▸ TASK DIRECTIONS:
Write out the full listing exactly as given, minus the images.

▸ MATERIAL:
** Begin **
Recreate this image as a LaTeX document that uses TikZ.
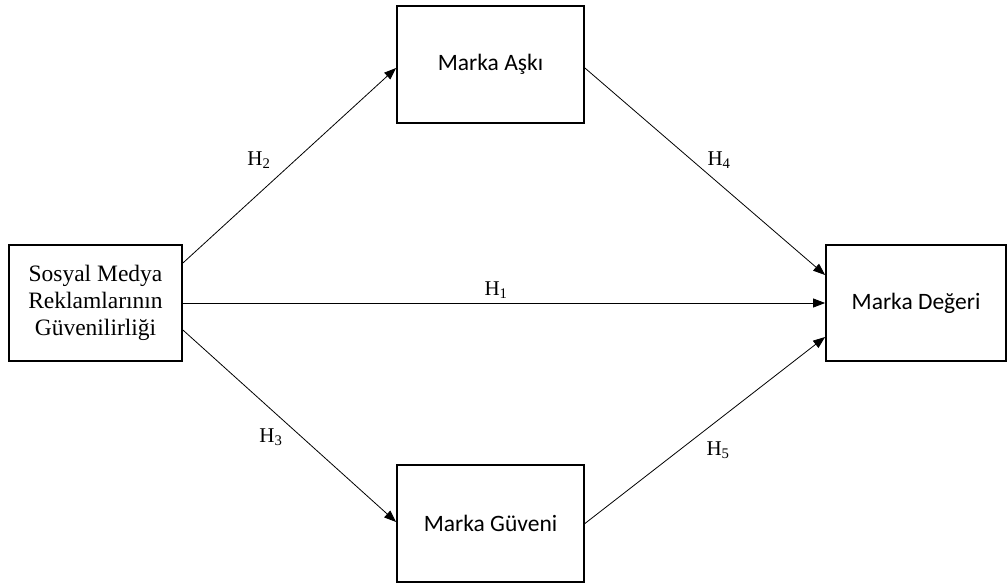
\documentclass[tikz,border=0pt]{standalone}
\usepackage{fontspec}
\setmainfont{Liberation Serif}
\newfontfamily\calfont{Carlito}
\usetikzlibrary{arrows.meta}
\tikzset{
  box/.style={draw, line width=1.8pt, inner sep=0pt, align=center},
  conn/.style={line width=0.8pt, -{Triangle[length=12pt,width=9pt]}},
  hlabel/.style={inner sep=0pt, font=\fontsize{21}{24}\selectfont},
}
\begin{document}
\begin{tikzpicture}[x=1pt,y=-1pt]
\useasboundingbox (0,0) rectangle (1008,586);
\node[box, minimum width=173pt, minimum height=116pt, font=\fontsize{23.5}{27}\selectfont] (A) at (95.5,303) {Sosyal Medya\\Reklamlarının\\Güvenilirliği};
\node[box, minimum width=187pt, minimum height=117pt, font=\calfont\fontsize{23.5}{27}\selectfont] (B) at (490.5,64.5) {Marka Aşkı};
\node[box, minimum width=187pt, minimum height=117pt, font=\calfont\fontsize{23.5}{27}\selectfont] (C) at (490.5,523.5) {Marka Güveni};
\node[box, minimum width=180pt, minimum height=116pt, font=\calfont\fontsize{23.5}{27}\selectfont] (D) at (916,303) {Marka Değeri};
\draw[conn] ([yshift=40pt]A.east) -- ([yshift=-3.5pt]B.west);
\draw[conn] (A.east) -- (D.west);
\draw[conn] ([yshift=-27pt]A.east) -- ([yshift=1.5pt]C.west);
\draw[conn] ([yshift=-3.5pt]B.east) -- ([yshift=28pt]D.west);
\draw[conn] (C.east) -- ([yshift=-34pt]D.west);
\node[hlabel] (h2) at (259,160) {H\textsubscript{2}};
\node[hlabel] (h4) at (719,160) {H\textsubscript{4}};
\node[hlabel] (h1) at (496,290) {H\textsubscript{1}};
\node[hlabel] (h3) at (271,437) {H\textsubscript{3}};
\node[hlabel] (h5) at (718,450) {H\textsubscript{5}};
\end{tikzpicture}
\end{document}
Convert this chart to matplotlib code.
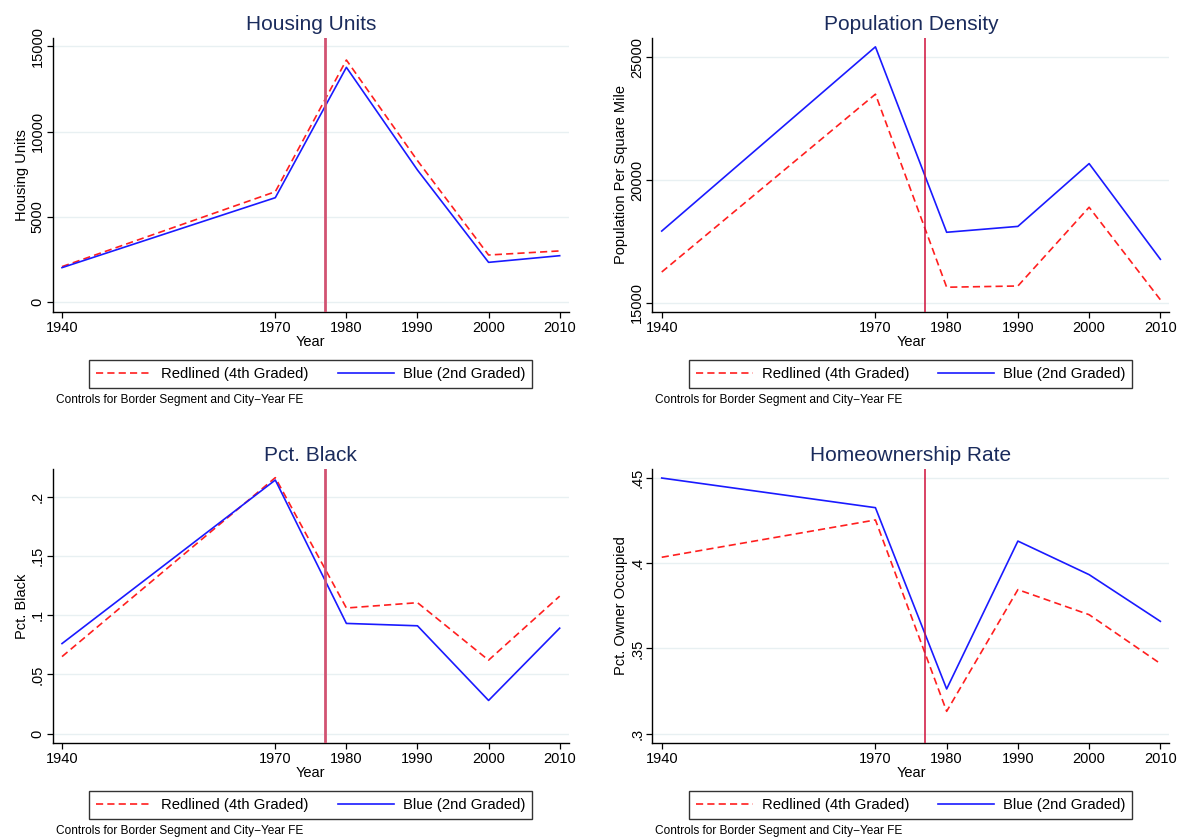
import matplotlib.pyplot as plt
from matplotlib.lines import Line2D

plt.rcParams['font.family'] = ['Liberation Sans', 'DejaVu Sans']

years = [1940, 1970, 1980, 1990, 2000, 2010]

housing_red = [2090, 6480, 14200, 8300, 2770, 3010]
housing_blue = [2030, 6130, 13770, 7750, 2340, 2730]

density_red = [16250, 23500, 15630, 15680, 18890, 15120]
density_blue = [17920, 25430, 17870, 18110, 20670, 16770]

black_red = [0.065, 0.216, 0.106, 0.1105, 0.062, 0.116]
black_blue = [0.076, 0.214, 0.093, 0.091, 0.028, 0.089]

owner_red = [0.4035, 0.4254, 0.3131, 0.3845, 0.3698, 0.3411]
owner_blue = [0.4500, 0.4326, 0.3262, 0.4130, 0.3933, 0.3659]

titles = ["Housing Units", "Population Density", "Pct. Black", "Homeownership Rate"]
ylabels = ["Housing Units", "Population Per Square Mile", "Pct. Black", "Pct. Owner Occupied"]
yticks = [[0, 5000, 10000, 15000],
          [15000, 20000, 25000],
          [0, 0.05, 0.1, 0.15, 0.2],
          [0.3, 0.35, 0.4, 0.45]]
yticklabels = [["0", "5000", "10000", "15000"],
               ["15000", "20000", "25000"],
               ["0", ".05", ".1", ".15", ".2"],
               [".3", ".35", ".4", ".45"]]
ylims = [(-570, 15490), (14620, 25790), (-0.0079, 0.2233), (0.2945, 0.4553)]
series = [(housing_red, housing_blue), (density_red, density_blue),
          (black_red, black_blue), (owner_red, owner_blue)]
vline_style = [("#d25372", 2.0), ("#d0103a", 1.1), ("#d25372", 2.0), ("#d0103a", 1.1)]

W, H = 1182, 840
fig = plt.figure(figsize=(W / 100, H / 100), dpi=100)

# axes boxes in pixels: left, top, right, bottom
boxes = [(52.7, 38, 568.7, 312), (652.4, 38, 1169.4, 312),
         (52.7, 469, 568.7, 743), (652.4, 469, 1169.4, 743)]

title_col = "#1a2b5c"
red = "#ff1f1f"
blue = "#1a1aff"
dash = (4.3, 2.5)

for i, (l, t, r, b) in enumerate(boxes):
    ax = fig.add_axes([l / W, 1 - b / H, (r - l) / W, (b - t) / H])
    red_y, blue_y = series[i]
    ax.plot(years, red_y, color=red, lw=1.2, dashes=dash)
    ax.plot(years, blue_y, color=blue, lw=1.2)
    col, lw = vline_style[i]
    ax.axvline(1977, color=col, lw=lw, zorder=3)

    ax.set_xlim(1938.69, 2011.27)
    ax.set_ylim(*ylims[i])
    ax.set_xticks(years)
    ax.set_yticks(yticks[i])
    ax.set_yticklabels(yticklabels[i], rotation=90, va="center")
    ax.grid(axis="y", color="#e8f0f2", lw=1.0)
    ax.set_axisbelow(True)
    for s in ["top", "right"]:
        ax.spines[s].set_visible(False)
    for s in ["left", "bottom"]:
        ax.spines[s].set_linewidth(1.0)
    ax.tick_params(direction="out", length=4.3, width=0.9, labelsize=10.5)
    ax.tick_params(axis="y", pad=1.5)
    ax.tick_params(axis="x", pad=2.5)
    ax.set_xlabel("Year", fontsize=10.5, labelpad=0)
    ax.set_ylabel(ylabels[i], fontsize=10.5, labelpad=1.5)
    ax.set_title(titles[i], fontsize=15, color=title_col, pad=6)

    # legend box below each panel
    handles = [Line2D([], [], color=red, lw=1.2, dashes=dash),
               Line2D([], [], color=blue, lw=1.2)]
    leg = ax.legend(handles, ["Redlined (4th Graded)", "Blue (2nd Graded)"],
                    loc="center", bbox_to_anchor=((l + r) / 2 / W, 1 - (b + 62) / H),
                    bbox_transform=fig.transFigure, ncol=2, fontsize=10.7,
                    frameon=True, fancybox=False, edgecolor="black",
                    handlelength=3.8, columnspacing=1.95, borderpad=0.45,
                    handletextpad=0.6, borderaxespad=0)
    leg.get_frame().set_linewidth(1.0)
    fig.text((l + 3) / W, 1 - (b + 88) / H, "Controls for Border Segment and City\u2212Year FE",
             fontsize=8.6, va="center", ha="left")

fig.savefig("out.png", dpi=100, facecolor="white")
** End **
▸ RESPONSE TO THE EXERCISE:
Recreate this image as a LaTeX document that uses TikZ.
\documentclass[tikz,border=0pt]{standalone}
\usepackage{fontspec}
\setmainfont{Liberation Serif}
\newfontfamily\calfont{Carlito}
\usetikzlibrary{arrows.meta}
\tikzset{
  box/.style={draw, line width=1.8pt, inner sep=0pt, align=center},
  conn/.style={line width=0.8pt, -{Triangle[length=12pt,width=9pt]}},
  hlabel/.style={inner sep=0pt, font=\fontsize{21}{24}\selectfont},
}
\begin{document}
\begin{tikzpicture}[x=1pt,y=-1pt]
\useasboundingbox (0,0) rectangle (1008,586);
\node[box, minimum width=173pt, minimum height=116pt, font=\fontsize{23.5}{27}\selectfont] (A) at (95.5,303) {Sosyal Medya\\Reklamlarının\\Güvenilirliği};
\node[box, minimum width=187pt, minimum height=117pt, font=\calfont\fontsize{23.5}{27}\selectfont] (B) at (490.5,64.5) {Marka Aşkı};
\node[box, minimum width=187pt, minimum height=117pt, font=\calfont\fontsize{23.5}{27}\selectfont] (C) at (490.5,523.5) {Marka Güveni};
\node[box, minimum width=180pt, minimum height=116pt, font=\calfont\fontsize{23.5}{27}\selectfont] (D) at (916,303) {Marka Değeri};
\draw[conn] ([yshift=40pt]A.east) -- ([yshift=-3.5pt]B.west);
\draw[conn] (A.east) -- (D.west);
\draw[conn] ([yshift=-27pt]A.east) -- ([yshift=1.5pt]C.west);
\draw[conn] ([yshift=-3.5pt]B.east) -- ([yshift=28pt]D.west);
\draw[conn] (C.east) -- ([yshift=-34pt]D.west);
\node[hlabel] (h2) at (259,160) {H\textsubscript{2}};
\node[hlabel] (h4) at (719,160) {H\textsubscript{4}};
\node[hlabel] (h1) at (496,290) {H\textsubscript{1}};
\node[hlabel] (h3) at (271,437) {H\textsubscript{3}};
\node[hlabel] (h5) at (718,450) {H\textsubscript{5}};
\end{tikzpicture}
\end{document}
Convert this chart to matplotlib code.
import matplotlib.pyplot as plt
from matplotlib.lines import Line2D

plt.rcParams['font.family'] = ['Liberation Sans', 'DejaVu Sans']

years = [1940, 1970, 1980, 1990, 2000, 2010]

housing_red = [2090, 6480, 14200, 8300, 2770, 3010]
housing_blue = [2030, 6130, 13770, 7750, 2340, 2730]

density_red = [16250, 23500, 15630, 15680, 18890, 15120]
density_blue = [17920, 25430, 17870, 18110, 20670, 16770]

black_red = [0.065, 0.216, 0.106, 0.1105, 0.062, 0.116]
black_blue = [0.076, 0.214, 0.093, 0.091, 0.028, 0.089]

owner_red = [0.4035, 0.4254, 0.3131, 0.3845, 0.3698, 0.3411]
owner_blue = [0.4500, 0.4326, 0.3262, 0.4130, 0.3933, 0.3659]

titles = ["Housing Units", "Population Density", "Pct. Black", "Homeownership Rate"]
ylabels = ["Housing Units", "Population Per Square Mile", "Pct. Black", "Pct. Owner Occupied"]
yticks = [[0, 5000, 10000, 15000],
          [15000, 20000, 25000],
          [0, 0.05, 0.1, 0.15, 0.2],
          [0.3, 0.35, 0.4, 0.45]]
yticklabels = [["0", "5000", "10000", "15000"],
               ["15000", "20000", "25000"],
               ["0", ".05", ".1", ".15", ".2"],
               [".3", ".35", ".4", ".45"]]
ylims = [(-570, 15490), (14620, 25790), (-0.0079, 0.2233), (0.2945, 0.4553)]
series = [(housing_red, housing_blue), (density_red, density_blue),
          (black_red, black_blue), (owner_red, owner_blue)]
vline_style = [("#d25372", 2.0), ("#d0103a", 1.1), ("#d25372", 2.0), ("#d0103a", 1.1)]

W, H = 1182, 840
fig = plt.figure(figsize=(W / 100, H / 100), dpi=100)

# axes boxes in pixels: left, top, right, bottom
boxes = [(52.7, 38, 568.7, 312), (652.4, 38, 1169.4, 312),
         (52.7, 469, 568.7, 743), (652.4, 469, 1169.4, 743)]

title_col = "#1a2b5c"
red = "#ff1f1f"
blue = "#1a1aff"
dash = (4.3, 2.5)

for i, (l, t, r, b) in enumerate(boxes):
    ax = fig.add_axes([l / W, 1 - b / H, (r - l) / W, (b - t) / H])
    red_y, blue_y = series[i]
    ax.plot(years, red_y, color=red, lw=1.2, dashes=dash)
    ax.plot(years, blue_y, color=blue, lw=1.2)
    col, lw = vline_style[i]
    ax.axvline(1977, color=col, lw=lw, zorder=3)

    ax.set_xlim(1938.69, 2011.27)
    ax.set_ylim(*ylims[i])
    ax.set_xticks(years)
    ax.set_yticks(yticks[i])
    ax.set_yticklabels(yticklabels[i], rotation=90, va="center")
    ax.grid(axis="y", color="#e8f0f2", lw=1.0)
    ax.set_axisbelow(True)
    for s in ["top", "right"]:
        ax.spines[s].set_visible(False)
    for s in ["left", "bottom"]:
        ax.spines[s].set_linewidth(1.0)
    ax.tick_params(direction="out", length=4.3, width=0.9, labelsize=10.5)
    ax.tick_params(axis="y", pad=1.5)
    ax.tick_params(axis="x", pad=2.5)
    ax.set_xlabel("Year", fontsize=10.5, labelpad=0)
    ax.set_ylabel(ylabels[i], fontsize=10.5, labelpad=1.5)
    ax.set_title(titles[i], fontsize=15, color=title_col, pad=6)

    # legend box below each panel
    handles = [Line2D([], [], color=red, lw=1.2, dashes=dash),
               Line2D([], [], color=blue, lw=1.2)]
    leg = ax.legend(handles, ["Redlined (4th Graded)", "Blue (2nd Graded)"],
                    loc="center", bbox_to_anchor=((l + r) / 2 / W, 1 - (b + 62) / H),
                    bbox_transform=fig.transFigure, ncol=2, fontsize=10.7,
                    frameon=True, fancybox=False, edgecolor="black",
                    handlelength=3.8, columnspacing=1.95, borderpad=0.45,
                    handletextpad=0.6, borderaxespad=0)
    leg.get_frame().set_linewidth(1.0)
    fig.text((l + 3) / W, 1 - (b + 88) / H, "Controls for Border Segment and City\u2212Year FE",
             fontsize=8.6, va="center", ha="left")

fig.savefig("out.png", dpi=100, facecolor="white")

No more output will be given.